◆ **What needs to be done**
Leave out the pictures and repeat the rest of the material exactly.

## start

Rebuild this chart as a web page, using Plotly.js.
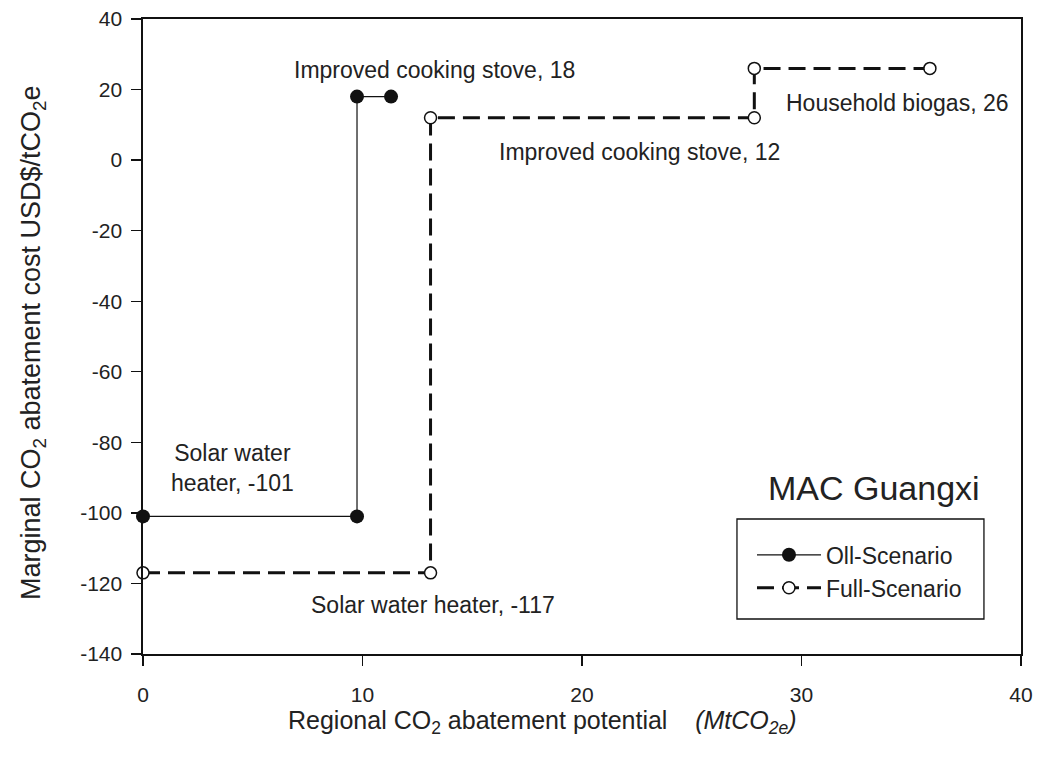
<!DOCTYPE html>
<html>
<head>
<meta charset="utf-8">
<script src="https://cdn.plot.ly/plotly-3.0.1.min.js"></script>
<style>html,body{margin:0;padding:0;background:#fff;}#chart{width:1037px;height:769px;}</style>
</head>
<body>
<div id="chart"></div>
<script>
// Oll-Scenario step curve (cumulative potential, marginal cost)
const ollX = [0, 9.75, 9.75, 11.3];
const ollY = [-101, -101, 18, 18];
// Full-Scenario step curve
const fullX = [0, 13.1, 13.1, 27.85, 27.85, 35.85];
const fullY = [-117, -117, 12, 12, 26, 26];

const xTicks = [0, 10, 20, 30, 40];
const yTicks = [-140, -120, -100, -80, -60, -40, -20, 0, 20, 40];

// Point labels
const labelText = ["Improved cooking stove, 18", "Improved cooking stove, 12", "Household biogas, 26", "Solar water<br>heater, -101", "Solar water heater, -117"];
const labelX = [13.3, 22.6, 34.37, 4.1, 13.2];
const labelY = [25.5, 2.3, 16.2, -87.3, -126];

const FONT = "Liberation Sans, Arial, sans-serif";
const TXT = "#222";

const traces = [
  {
    x: ollX, y: ollY, type: "scatter", mode: "lines+markers",
    name: "Oll-Scenario", legendgroup: "a",
    line: {color: "#111", width: 1.2},
    marker: {color: "#111", size: 14, line: {color: "#111", width: 0}},
    cliponaxis: false
  },
  {
    x: fullX, y: fullY, type: "scatter", mode: "lines+markers",
    name: "Full-Scenario", legendgroup: "b",
    line: {color: "#111", width: 3, dash: "17px,8px"},
    marker: {color: "#fff", size: 12, line: {color: "#111", width: 1.5}},
    cliponaxis: false
  }
];

const annotations = labelText.map((t, i) => ({
  text: t, x: labelX[i], y: labelY[i], xref: "x", yref: "y",
  showarrow: false, font: {family: FONT, size: 23, color: TXT}, align: "center"
}));
annotations.push({
  text: "MAC Guangxi", xref: "paper", yref: "paper", x: 0.8326, y: 0.261,
  xanchor: "center", yanchor: "middle", showarrow: false,
  font: {family: FONT, size: 34, color: TXT}
});
// axis titles
annotations.push({
  text: "Regional CO<sub>2</sub> abatement potential &nbsp;&nbsp;&nbsp;<i>(MtCO<sub>2e</sub>)</i>",
  xref: "paper", yref: "paper", x: 0.455, y: -0.107, xanchor: "center", yanchor: "middle",
  showarrow: false, font: {family: FONT, size: 25, color: TXT}
});
annotations.push({
  text: "Marginal CO<sub>2</sub> abatement cost USD$/tCO<sub>2</sub>e",
  xref: "paper", yref: "paper", x: -0.125, y: 0.49, xanchor: "center", yanchor: "middle",
  textangle: -90, showarrow: false, font: {family: FONT, size: 27, color: TXT}
});

const layout = {
  width: 1037, height: 769,
  margin: {l: 143, r: 16, t: 19, b: 115},
  paper_bgcolor: "#fff", plot_bgcolor: "#fff",
  font: {family: FONT, size: 21, color: TXT},
  showlegend: true,
  legend: {
    x: 0.6936, y: 0.19, xanchor: "left", yanchor: "top",
    borderwidth: 0, bgcolor: "rgba(0,0,0,0)",
    font: {family: FONT, size: 23, color: TXT},
    tracegroupgap: 0, itemwidth: 64
  },
  shapes: [{
    type: "rect", xref: "paper", yref: "paper",
    x0: 0.6765, x1: 0.9578, y0: 0.0551, y1: 0.2126,
    line: {color: "#111", width: 1.3}, fillcolor: "rgba(0,0,0,0)", layer: "below"
  }],
  xaxis: {
    range: [0, 40], tickvals: xTicks, ticktext: xTicks.map(String),
    showgrid: false, zeroline: false,
    showline: true, linecolor: "#111", linewidth: 1.6, mirror: true,
    ticks: "outside", ticklen: 10, tickwidth: 1.3, tickcolor: "#111",
    tickfont: {family: FONT, size: 21, color: TXT},
    ticklabelstandoff: 11
  },
  yaxis: {
    range: [-140, 40], tickvals: yTicks, ticktext: yTicks.map(String),
    showgrid: false, zeroline: false,
    showline: true, linecolor: "#111", linewidth: 1.6, mirror: true,
    ticks: "outside", ticklen: 10, tickwidth: 1.3, tickcolor: "#111",
    tickfont: {family: FONT, size: 21, color: TXT},
    ticklabelstandoff: 5
  },
  annotations: annotations
};

Plotly.newPlot("chart", traces, layout, {displayModeBar: false, staticPlot: true});
</script>
</body>
</html>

## end

◆ **Output of the task**
Rebuild this chart as a web page, using Plotly.js.
<!DOCTYPE html>
<html>
<head>
<meta charset="utf-8">
<script src="https://cdn.plot.ly/plotly-3.0.1.min.js"></script>
<style>html,body{margin:0;padding:0;background:#fff;}#chart{width:1037px;height:769px;}</style>
</head>
<body>
<div id="chart"></div>
<script>
// Oll-Scenario step curve (cumulative potential, marginal cost)
const ollX = [0, 9.75, 9.75, 11.3];
const ollY = [-101, -101, 18, 18];
// Full-Scenario step curve
const fullX = [0, 13.1, 13.1, 27.85, 27.85, 35.85];
const fullY = [-117, -117, 12, 12, 26, 26];

const xTicks = [0, 10, 20, 30, 40];
const yTicks = [-140, -120, -100, -80, -60, -40, -20, 0, 20, 40];

// Point labels
const labelText = ["Improved cooking stove, 18", "Improved cooking stove, 12", "Household biogas, 26", "Solar water<br>heater, -101", "Solar water heater, -117"];
const labelX = [13.3, 22.6, 34.37, 4.1, 13.2];
const labelY = [25.5, 2.3, 16.2, -87.3, -126];

const FONT = "Liberation Sans, Arial, sans-serif";
const TXT = "#222";

const traces = [
  {
    x: ollX, y: ollY, type: "scatter", mode: "lines+markers",
    name: "Oll-Scenario", legendgroup: "a",
    line: {color: "#111", width: 1.2},
    marker: {color: "#111", size: 14, line: {color: "#111", width: 0}},
    cliponaxis: false
  },
  {
    x: fullX, y: fullY, type: "scatter", mode: "lines+markers",
    name: "Full-Scenario", legendgroup: "b",
    line: {color: "#111", width: 3, dash: "17px,8px"},
    marker: {color: "#fff", size: 12, line: {color: "#111", width: 1.5}},
    cliponaxis: false
  }
];

const annotations = labelText.map((t, i) => ({
  text: t, x: labelX[i], y: labelY[i], xref: "x", yref: "y",
  showarrow: false, font: {family: FONT, size: 23, color: TXT}, align: "center"
}));
annotations.push({
  text: "MAC Guangxi", xref: "paper", yref: "paper", x: 0.8326, y: 0.261,
  xanchor: "center", yanchor: "middle", showarrow: false,
  font: {family: FONT, size: 34, color: TXT}
});
// axis titles
annotations.push({
  text: "Regional CO<sub>2</sub> abatement potential &nbsp;&nbsp;&nbsp;<i>(MtCO<sub>2e</sub>)</i>",
  xref: "paper", yref: "paper", x: 0.455, y: -0.107, xanchor: "center", yanchor: "middle",
  showarrow: false, font: {family: FONT, size: 25, color: TXT}
});
annotations.push({
  text: "Marginal CO<sub>2</sub> abatement cost USD$/tCO<sub>2</sub>e",
  xref: "paper", yref: "paper", x: -0.125, y: 0.49, xanchor: "center", yanchor: "middle",
  textangle: -90, showarrow: false, font: {family: FONT, size: 27, color: TXT}
});

const layout = {
  width: 1037, height: 769,
  margin: {l: 143, r: 16, t: 19, b: 115},
  paper_bgcolor: "#fff", plot_bgcolor: "#fff",
  font: {family: FONT, size: 21, color: TXT},
  showlegend: true,
  legend: {
    x: 0.6936, y: 0.19, xanchor: "left", yanchor: "top",
    borderwidth: 0, bgcolor: "rgba(0,0,0,0)",
    font: {family: FONT, size: 23, color: TXT},
    tracegroupgap: 0, itemwidth: 64
  },
  shapes: [{
    type: "rect", xref: "paper", yref: "paper",
    x0: 0.6765, x1: 0.9578, y0: 0.0551, y1: 0.2126,
    line: {color: "#111", width: 1.3}, fillcolor: "rgba(0,0,0,0)", layer: "below"
  }],
  xaxis: {
    range: [0, 40], tickvals: xTicks, ticktext: xTicks.map(String),
    showgrid: false, zeroline: false,
    showline: true, linecolor: "#111", linewidth: 1.6, mirror: true,
    ticks: "outside", ticklen: 10, tickwidth: 1.3, tickcolor: "#111",
    tickfont: {family: FONT, size: 21, color: TXT},
    ticklabelstandoff: 11
  },
  yaxis: {
    range: [-140, 40], tickvals: yTicks, ticktext: yTicks.map(String),
    showgrid: false, zeroline: false,
    showline: true, linecolor: "#111", linewidth: 1.6, mirror: true,
    ticks: "outside", ticklen: 10, tickwidth: 1.3, tickcolor: "#111",
    tickfont: {family: FONT, size: 21, color: TXT},
    ticklabelstandoff: 5
  },
  annotations: annotations
};

Plotly.newPlot("chart", traces, layout, {displayModeBar: false, staticPlot: true});
</script>
</body>
</html>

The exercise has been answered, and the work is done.